Evans likened a Tele-Town Hall to a large-scale conference call.
“Members talk for a while and then they field questions,” she said. “Staff can screen the questions, and it is not really clear whose questions are being answered. You can’t see other people on the call. There is no verbal or non-verbal feedback from the audience.”
When libertarians were jumping on Obamacare and its individual mandate, Evans recalled, Democrats avoided physical town halls.
“But when that flipped and Republicans were under attack, they retreated,” Evans said. “Elected officials discovered that they could be in the comfort of their offices and not have to deal with lines of protestors or chanting or disruption. Digital forms of public engagement are far more controllable. You can control who joins and somewhat control what is said and how it is said.”
Evans has closely witnessed the proliferation of broadcast and social media and what she calls news aggregation.
“Individuals curate their social media so that they only see what they want to see,” she said. “That has created significant echo chambers and has allowed for the circulation of fake news, conspiracy theories and other bad stuff. People create individualized curated spaces where they talk with others they ideologically agree with, and they silence anyone they don’t agree with. That makes for some rabid voters.”
Evans finds that constituents are aggrieved, and she said, “I think that is warranted to an extent. Members of Congress have changed their offices’ relationship to external stakeholders.”
Communication may be a function of brand management.
“That is purposeful,” Evans said. “There are consultants to both Democrats and Republicans who teach PR. Constituents detect PR tactics, and they don’t feel heard and that translates into hostility.”
Is there an antidote to all of this invective and tribalism and resentment and polarizing rhetoric and hatred and such?
“The transition in power on Jan. 6 was not the most peaceful, but it did happen,” Evans said. “It was a short-lived contestation if you compare it to other regimes where you have contestation for multiple, multiple years. We have a longstanding and stable constitutional democracy, and that is something to be proud of.”
But, said Evans, the government right now may not be as healthy as we would like to see it. What to do?
“What I yearn for is a commonly shared and trusted source of news,” Evans said. “It blows my mind that I can read the news, my father can read the news and my husband can read the news, and none of us has shared in the same world. Not only do we hear different news, we don’t accept anything that doesn’t fit with the news that we just heard.”
Evans noted the large investment made by Germany in public media, which she said has brought about moderate polity.
“You don’t see as much polarization there in part because people are sharing news in common,” she said.
And the literal public square, Evans said, needs to be restored.
“We are going to have to make our way back to physical encounters,” she said. “We all hear the call. We recognize it’s a need. It has to be part of the way forward. We need to get people back meeting in community centers in districts and back in the House and Senate office buildings in Washington.”

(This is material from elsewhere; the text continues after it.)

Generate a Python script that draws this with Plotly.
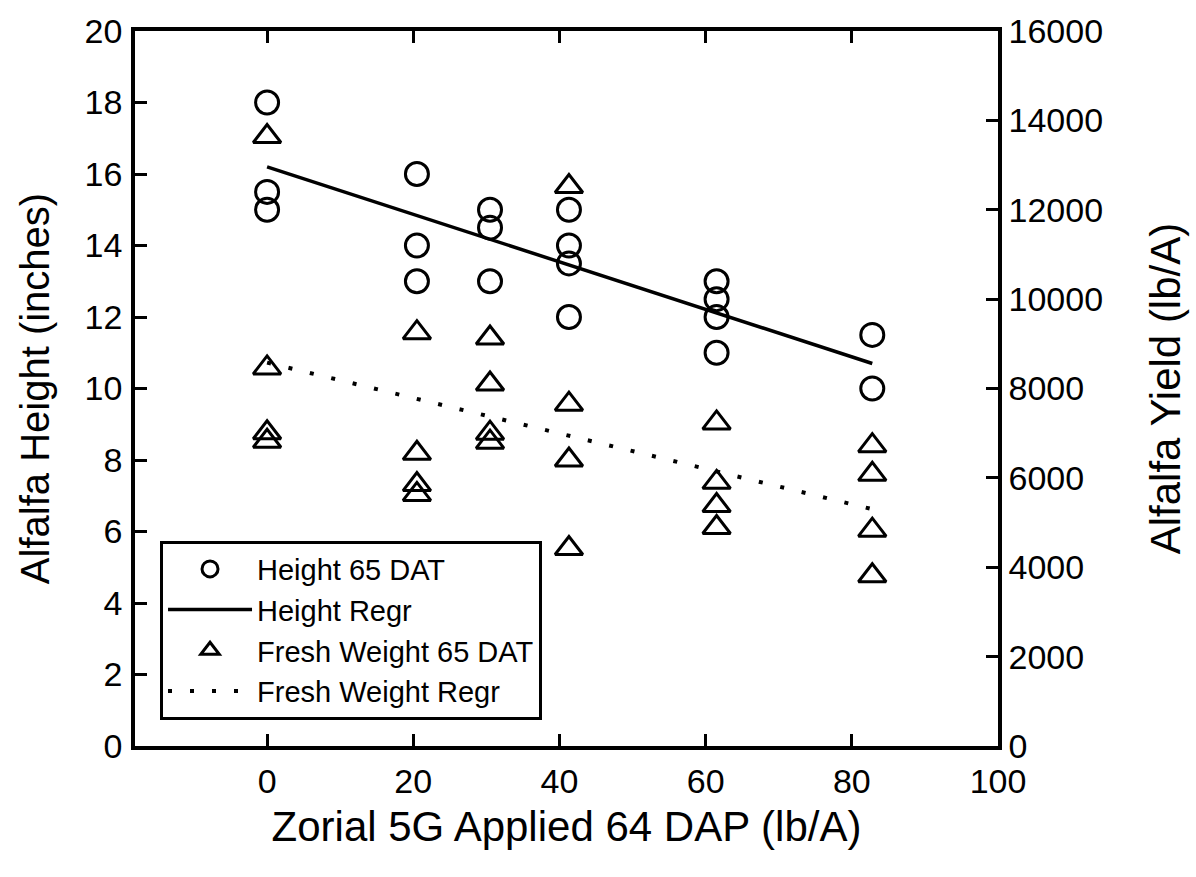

Dr. Jocelyn Evans is the author of several books on Congress, including Women, Partisanship, and the Congress (Palgrave); Congressional Communication in the Digital Age (Routledge) and One Nation under Siege: Congress, Terrorism, and the Fate of American Democracy (University Press of Kentucky). Her current research focuses on the social meaning of civic spaces. She is a native of the Florida Panhandle who earned her bachelor’s degree from Berry College and her doctorate from the University of Oklahoma.